Двадцать восемь лет спустя, в 1947 году, в толстом томе «Советский театр» (изданном в Москве «к тридцатилетию советского государства»), в статье Б.Ростоцкого «Основные этапы развития советского театра», я прочел о том, что «Ю.Анненков, поставивший в 1919 году в Петрограде пьесу „Первый винокур“ Льва Толстого, по праву может считаться родоначальником перелицовок классики на сцене — в таком абсурдном нагромождении цирковых трюков предстала на сцене народная пьеса Толстого».
Еще через девять лет, в 1955 году, в Нью-Йорке в Чеховском издательстве[136] вышла книга Н.А.Горчакова «История советского театра». Говоря об Эрмитажном театре, Горчаков писал: «Наиболее интересной работой этого опытного театра оказался „Первый винокур“ Л.Н.Толстого. Режиссер спектакля Юрий Анненков на реалистическом и бытовом материале пьесы Толстого, направленной против кулаков, поощряющих пьянство в деревне, делает попытку создать новую форму зрелища для народа, включающую в себя элементы цирка и балагана. Он расширяет фантастический элемент пьесы, вводя чертенят, шута — старого черта, вертикального черта, поручая эти роли цирковым артистам: клоунам, партерным акробатам и т. п.

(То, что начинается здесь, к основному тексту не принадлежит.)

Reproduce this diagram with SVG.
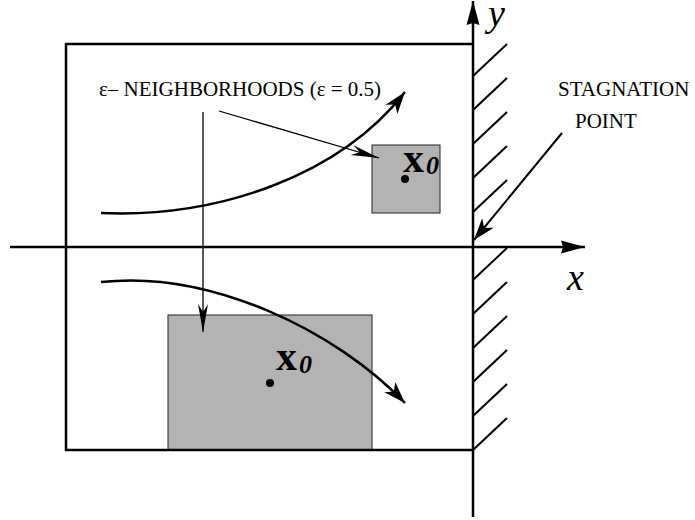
<svg xmlns="http://www.w3.org/2000/svg" width="695" height="520" viewBox="0 0 695 520">
<style>
.thick{fill:none;stroke:#000;stroke-width:2.5}
.thin{fill:none;stroke:#000;stroke-width:1.3}
.hatch{stroke:#000;stroke-width:2}
.region{fill:#b3b3b3;stroke:#222;stroke-width:1}
.lbl{font-family:"Liberation Serif","Times New Roman",serif;font-size:21px;fill:#000}
.xb{font-family:"Liberation Serif","Times New Roman",serif;font-weight:bold;font-size:42px;fill:#000}
.sub{font-family:"Liberation Serif","Times New Roman",serif;font-style:italic;font-weight:bold;font-size:26px;fill:#000}
.ax{font-family:"Liberation Serif","Times New Roman",serif;font-style:italic;font-size:38px;fill:#000}
</style>
<defs>
<marker id="big" markerUnits="userSpaceOnUse" viewBox="-24 -9 26 18" refX="0" refY="0" markerWidth="26" markerHeight="18" orient="auto">
<path d="M0,0 L-22,-7.5 L-16,0 L-22,7.5 Z" fill="#000"/>
</marker>
<marker id="axis" markerUnits="userSpaceOnUse" viewBox="-26 -9 28 18" refX="0" refY="0" markerWidth="28" markerHeight="18" orient="auto">
<path d="M0,0 L-24,-6.5 L-22,0 L-24,6.5 Z" fill="#000"/>
</marker>
<marker id="small" markerUnits="userSpaceOnUse" viewBox="-32 -7 34 14" refX="0" refY="0" markerWidth="34" markerHeight="14" orient="auto">
<path d="M0,0 L-28,-5 L-20,0 L-28,5 Z" fill="#000"/>
</marker>
</defs>
<rect width="695" height="520" fill="#fff"/>
<g id="region-upper">
<rect class="region" x="372" y="145" width="68" height="68"/>
<circle cx="405" cy="179" r="4" fill="#000"/>
<text class="xb" x="403" y="172">x</text>
<text class="sub" x="426" y="174">0</text>
</g>
<g id="region-lower">
<rect class="region" x="168" y="315" width="204" height="135"/>
<circle cx="270" cy="383" r="4" fill="#000"/>
<text class="xb" x="276" y="370">x</text>
<text class="sub" x="299" y="373">0</text>
</g>
<g id="domain">
<polyline class="thick" points="473,44 66,44 66,450 473,450"/>
</g>
<g id="wall">
<g class="hatch">
<line x1="507" y1="44" x2="473" y2="76"/>
<line x1="507" y1="78" x2="473" y2="110"/>
<line x1="507" y1="112" x2="473" y2="144"/>
<line x1="507" y1="146" x2="473" y2="178"/>
<line x1="507" y1="180" x2="473" y2="212"/>
<line x1="507" y1="248" x2="473" y2="280"/>
<line x1="507" y1="282" x2="473" y2="314"/>
<line x1="507" y1="316" x2="473" y2="348"/>
<line x1="507" y1="350" x2="473" y2="382"/>
<line x1="507" y1="384" x2="473" y2="416"/>
<line x1="507" y1="418" x2="473" y2="450"/>
</g>
</g>
<g id="axes">
<line class="thick" x1="10" y1="247" x2="585" y2="247" marker-end="url(#axis)"/>
<line class="thick" x1="473" y1="517" x2="473" y2="1" marker-end="url(#axis)"/>
<text class="ax" x="488" y="26">y</text>
<text class="ax" x="567" y="290">x</text>
</g>
<g id="labels">
<text class="lbl" x="99" y="96">ε– NEIGHBORHOODS (ε = 0.5)</text>
<text class="lbl" x="558" y="96">STAGNATION</text>
<text class="lbl" x="575" y="128">POINT</text>
</g>
<g id="connectors">
<path class="thick" d="M101,213 C220,218 340,175 405,92" marker-end="url(#big)"/>
<path class="thick" d="M101,282 C210,270 335,330 405,403" marker-end="url(#big)"/>
<line class="thin" x1="203" y1="112" x2="203" y2="332" marker-end="url(#small)"/>
<line class="thin" x1="219" y1="111" x2="379" y2="158" marker-end="url(#small)"/>
<line class="thin" style="stroke-width:2" x1="562" y1="133" x2="474" y2="240" marker-end="url(#big)"/>
</g>
</svg>
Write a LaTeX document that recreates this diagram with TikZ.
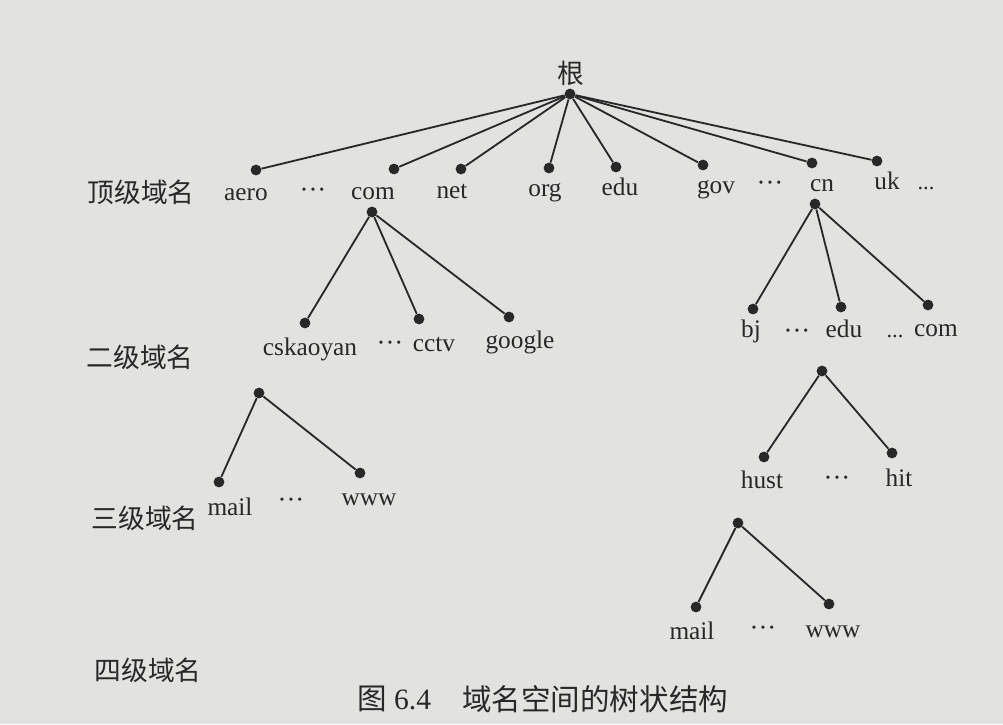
\documentclass[tikz,border=0pt]{standalone}
\usepackage{fontspec}
\setmainfont{Liberation Serif}
\newfontfamily\cjk{Noto Sans CJK SC}
\definecolor{paper}{RGB}{226,226,224}
\definecolor{ink}{RGB}{40,40,40}
\tikzset{
  vtx/.style={circle,fill=ink,inner sep=0pt,minimum size=0.27cm},
  edge/.style={draw=ink,line width=1.3pt},
  lbl/.style={anchor=base,inner sep=0pt,text=ink,font=\fontsize{18}{20}\selectfont},
  ell/.style={anchor=base,inner sep=0pt,text=ink,font=\fontsize{19}{20}\selectfont},
  lvl/.style={anchor=center,inner sep=0pt,text=ink,font=\cjk\fontsize{19}{21}\selectfont},
  captionstyle/.style={anchor=center,inner sep=0pt,text=ink,font=\fontsize{21}{24}\selectfont}
}
\begin{document}
\begin{tikzpicture}[x=0.025cm,y=-0.025cm]
\fill[paper] (0,0) rectangle (1003,724);
\useasboundingbox (0,0) rectangle (1003,724);

% root
\node[lvl] (lroot) at (571,73) {根};
\node[vtx] (r) at (570,94) {};

% top level dots
\node[vtx] (taero) at (256,170) {};
\node[vtx] (tcom) at (394,169) {};
\node[vtx] (tnet) at (461,169) {};
\node[vtx] (torg) at (549,168) {};
\node[vtx] (tedu) at (616,167) {};
\node[vtx] (tgov) at (703,165) {};
\node[vtx] (tcn) at (812,163) {};
\node[vtx] (tuk) at (877,161) {};
\foreach \n in {taero,tcom,tnet,torg,tedu,tgov,tcn,tuk} \draw[edge] (r) -- (\n);

% top level labels
\node[lvl] (l1) at (141,192) {顶级域名};
\node[lbl] (xaero) at (246,200) {aero};
\node[ell] (xd1) at (313,198) {···};
\node[lbl] (xcom) at (373,199) {com};
\node[lbl] (xnet) at (452,198) {net};
\node[lbl] (xorg) at (545,196) {org};
\node[lbl] (xedu) at (620,195) {edu};
\node[lbl] (xgov) at (716,193) {gov};
\node[ell] (xd2) at (770,191) {···};
\node[lbl] (xcn) at (822,191) {cn};
\node[lbl] (xuk) at (887,189) {uk};
\node[lbl,font=\fontsize{16}{18}\selectfont] (xd3) at (926,189) {...};

% com subtree
\node[vtx] (c0) at (372,212) {};
\node[vtx] (ccsk) at (305,323) {};
\node[vtx] (ccctv) at (419,319) {};
\node[vtx] (cgoog) at (509,317) {};
\draw[edge] (c0) -- (ccsk);
\draw[edge] (c0) -- (ccctv);
\draw[edge] (c0) -- (cgoog);
\node[lvl] (l2) at (140,357) {二级域名};
\node[lbl] (ycsk) at (310,355) {cskaoyan};
\node[ell] (yd1) at (390,351) {···};
\node[lbl] (ycctv) at (434,351) {cctv};
\node[lbl] (ygoog) at (520,348) {google};

% third level (left)
\node[vtx] (m0) at (259,393) {};
\node[vtx] (mmail) at (219,482) {};
\node[vtx] (mwww) at (360,473) {};
\draw[edge] (m0) -- (mmail);
\draw[edge] (m0) -- (mwww);
\node[lvl] (l3) at (145,518) {三级域名};
\node[lbl] (zmail) at (230,515) {mail};
\node[ell] (zd1) at (291,508) {···};
\node[lbl] (zwww) at (369,505) {www};

% cn subtree
\node[vtx] (n0) at (815,204) {};
\node[vtx] (nbj) at (753,309) {};
\node[vtx] (nedu) at (841,307) {};
\node[vtx] (ncom) at (928,305) {};
\draw[edge] (n0) -- (nbj);
\draw[edge] (n0) -- (nedu);
\draw[edge] (n0) -- (ncom);
\node[lbl] (ybj) at (751,337) {bj};
\node[ell] (yd2) at (797,339) {···};
\node[lbl] (yedu) at (844,337) {edu};
\node[lbl,font=\fontsize{16}{18}\selectfont] (yd3) at (895,337) {...};
\node[lbl] (ycom) at (936,336) {com};

% edu subtree
\node[vtx] (n2) at (822,371) {};
\node[vtx] (nhust) at (764,457) {};
\node[vtx] (nhit) at (892,453) {};
\draw[edge] (n2) -- (nhust);
\draw[edge] (n2) -- (nhit);
\node[lbl] (zhust) at (762,488) {hust};
\node[ell] (zd2) at (837,486) {···};
\node[lbl] (zhit) at (899,486) {hit};

% fourth level
\node[vtx] (n3) at (738,523) {};
\node[vtx] (nmail) at (696,607) {};
\node[vtx] (nwww) at (829,604) {};
\draw[edge] (n3) -- (nmail);
\draw[edge] (n3) -- (nwww);
\node[lbl] (wmail) at (692,639) {mail};
\node[ell] (wd) at (763,636) {···};
\node[lbl] (wwww) at (833,637) {www};
\node[lvl] (l4) at (148,670) {四级域名};

% caption
\node[captionstyle,anchor=west] (capnum) at (357,699) {{\cjk 图} 6.4};
\node[captionstyle,anchor=west] (captxt) at (462,699) {\cjk 域名空间的树状结构};
\end{tikzpicture}
\end{document}
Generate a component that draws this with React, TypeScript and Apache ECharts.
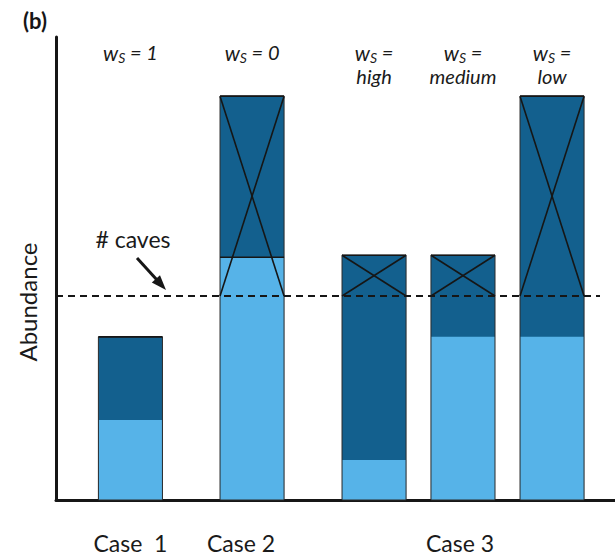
import React, { useEffect, useRef } from "react";
import * as echarts from "echarts";

// ---- data ----
const wsValues = ["1", "0", "high", "medium", "low"];
const barX = [0.61, 1.607, 2.607, 3.336, 4.066];
const lightValues = [19.6, 59.5, 9.8, 40, 40];
const totalValues = [40, 99, 60, 60, 99];
const cavesLevel = 50;
const caseLabels = ["Case  1", "Case 2", "Case 3"];
const caseAnchorBar = [0, 1, 3];

const DARK = "#13608e";
const LIGHT = "#56b3e8";
const INK = "#161616";
const FONT = "Lato, 'Open Sans', sans-serif";

export default function App() {
  const ref = useRef<HTMLDivElement>(null);
  useEffect(() => {
    if (!ref.current) return;
    const chart = echarts.init(ref.current, null, { renderer: "svg" });
    const barWidthUnits = 0.525;
    const dashEndX = 4.459;
    const caseOffsets = [0, -11, -3];

    const barData = barX.map((x, i) => [x, lightValues[i], totalValues[i]]);
    const caseData = caseAnchorBar.map((b, i) => [barX[b], 0, i]);

    const labelColor = "#1a1a1a";

    const option: any = {
      animation: false,
      grid: { left: 56, right: 0, top: 37, bottom: 57, containLabel: false },
      xAxis: {
        type: "value",
        min: 0,
        max: 4.582,
        axisLine: { show: true, lineStyle: { color: INK, width: 3 } },
        axisTick: { show: false },
        axisLabel: { show: false },
        splitLine: { show: false },
      },
      yAxis: {
        type: "value",
        min: 0,
        max: 113.5,
        axisLine: { show: true, lineStyle: { color: INK, width: 3 } },
        axisTick: { show: false },
        axisLabel: { show: false },
        splitLine: { show: false },
      },
      series: [
        {
          type: "custom",
          data: barData,
          z: 2,
          renderItem: (params: any, api: any) => {
            const x = api.value(0);
            const light = api.value(1);
            const total = api.value(2);
            const w = api.size([barWidthUnits, 0])[0];
            const p0 = api.coord([x, 0]);
            const cx = p0[0];
            const y0 = p0[1];
            const yTop = api.coord([x, total])[1];
            const yLight = api.coord([x, light])[1];
            const yCave = api.coord([x, cavesLevel])[1];
            const left = cx - w / 2;
            const right = cx + w / 2;
            const children: any[] = [
              {
                type: "rect",
                shape: { x: left, y: yTop, width: w, height: y0 - yTop },
                style: { fill: DARK },
              },
              {
                type: "rect",
                shape: { x: left, y: yLight, width: w, height: y0 - yLight },
                style: { fill: LIGHT },
              },
              {
                type: "rect",
                shape: { x: left, y: yTop, width: w, height: y0 - yTop },
                style: { fill: "none", stroke: "#2a2a2a", lineWidth: 1 },
              },
              {
                type: "line",
                shape: { x1: left, y1: yTop, x2: right, y2: yTop },
                style: { stroke: INK, lineWidth: 1.6 },
              },
            ];
            if (light > cavesLevel) {
              children.push({
                type: "line",
                shape: { x1: left, y1: yLight, x2: right, y2: yLight },
                style: { stroke: INK, lineWidth: 1.4 },
              });
            }
            if (total > cavesLevel) {
              children.push(
                {
                  type: "line",
                  shape: { x1: left, y1: yTop, x2: right, y2: yCave },
                  style: { stroke: INK, lineWidth: 1.6 },
                },
                {
                  type: "line",
                  shape: { x1: right, y1: yTop, x2: left, y2: yCave },
                  style: { stroke: INK, lineWidth: 1.6 },
                }
              );
            }
            const v = wsValues[params.dataIndex];
            const wrap = v.length > 1;
            const text = wrap
              ? "{w|w}{s|S}{t| =}\n{t|" + v + "}"
              : "{w|w}{s|S}{t| = " + v + "}";
            children.push({
              type: "text",
              x: cx,
              y: 40,
              style: {
                text,
                align: "center",
                verticalAlign: "top",
                fill: labelColor,
                rich: {
                  w: { fontFamily: FONT, fontStyle: "italic", fontSize: 21, lineHeight: 24, fill: labelColor },
                  s: { fontFamily: FONT, fontStyle: "italic", fontSize: 14, lineHeight: 16, verticalAlign: "bottom", fill: labelColor },
                  t: { fontFamily: FONT, fontStyle: "italic", fontSize: 20, lineHeight: 24, fill: labelColor },
                },
              },
            });
            return { type: "group", children };
          },
          markLine: {
            silent: true,
            symbol: ["none", "none"],
            label: { show: false },
            lineStyle: { type: [7, 5], width: 2, color: INK },
            data: [[{ coord: [0, cavesLevel] }, { coord: [dashEndX, cavesLevel] }]],
          },
        },
        {
          type: "custom",
          data: caseData,
          z: 3,
          renderItem: (params: any, api: any) => {
            const p = api.coord([api.value(0), 0]);
            const i = params.dataIndex;
            return {
              type: "text",
              x: p[0] + caseOffsets[i],
              y: p[1] + 43,
              style: {
                text: caseLabels[i],
                align: "center",
                verticalAlign: "middle",
                fontFamily: FONT,
                fontSize: 23,
                fill: labelColor,
              },
            };
          },
        },
      ],
      graphic: [
        {
          type: "text",
          x: 23,
          y: 20,
          style: { text: "(b)", fontFamily: FONT, fontWeight: "bold", fontSize: 22, fill: INK, verticalAlign: "middle" },
        },
        {
          type: "text",
          x: 27,
          y: 302,
          rotation: Math.PI / 2,
          style: { text: "Abundance", fontFamily: FONT, fontSize: 24, fill: labelColor, align: "center", verticalAlign: "middle" },
        },
        {
          type: "text",
          x: 133,
          y: 239,
          style: { text: "# caves", fontFamily: FONT, fontSize: 23, fill: labelColor, align: "center", verticalAlign: "middle" },
        },
        {
          type: "line",
          shape: { x1: 137, y1: 258, x2: 157, y2: 280 },
          style: { stroke: INK, lineWidth: 3 },
        },
        {
          type: "polygon",
          shape: { points: [[166, 290], [151.8, 282.6], [160.0, 275.2]] },
          style: { fill: INK },
        },
      ],
    };
    chart.setOption(option);
    return () => chart.dispose();
  }, []);
  return (
    <div
      ref={ref}
      style={{ position: "fixed", left: 0, top: 0, width: 615, height: 557, background: "#fff" }}
    />
  );
}
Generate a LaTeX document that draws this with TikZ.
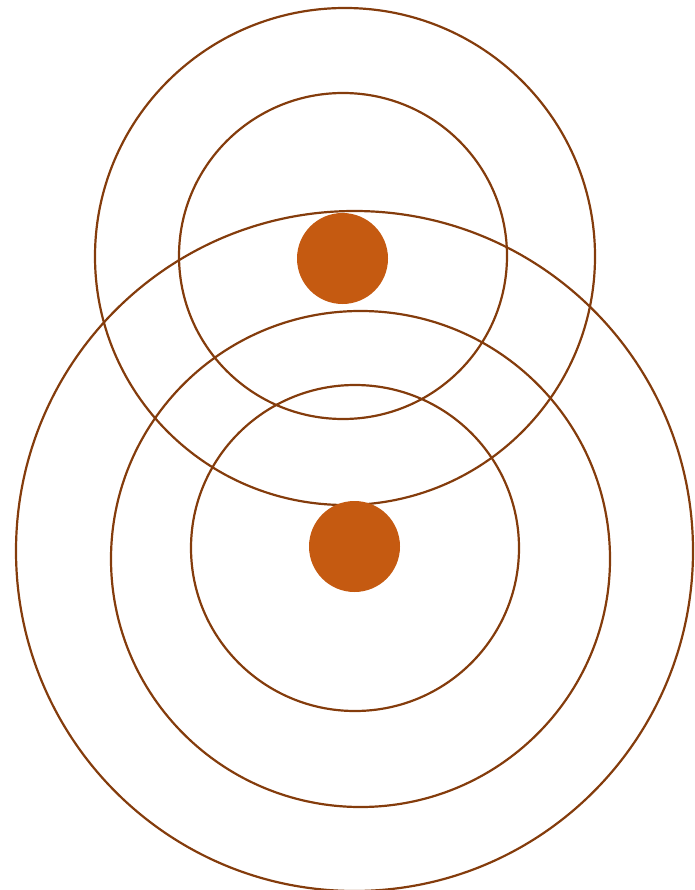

Этот первый опыт слияния форм театра и цирка, может быть, был навеян режиссеру футуристическим манифестом Маринетти. Это был первый шаг в направлении мюзикхоллизации театра, какой в дальнейшем займутся другие новаторы советского театра, включая такого большого экспериментатора, как Сергей Эйзенштейн.
Постановка „Первого винокура“ поднимает тот вопрос, который в будущем разделит людей русского театра на два лагеря, вопрос этот — право на перелицовку, переделку и перемонтаж классиков. Встает проблема: что есть текст классического произведения драматургии? Святыня или только сценарий? В то время как большинство будет возмущаться и негодовать по поводу кощунственного кромсания классиков, меньшинство, в том числе в первую очередь Мейерхольд (еще до революции первым начавший ревизию классиков), будет отстаивать свое право на свободу обращения с классическими текстами».
О постановке «Первого винокура» довольно подробно говорилось также во французском авангардном художественном двухмесячнике «Aujord’hui», в номере, посвященном «пятидесятилетию театральных исканий» (май 1958-го), где был воспроизведен и мой эскиз абстрактной декорации ада. Затем — во французской «Энциклопедии современного театра», том 2-й (1917–1950), изд. Olivier Perrin, Париж, 1959 г.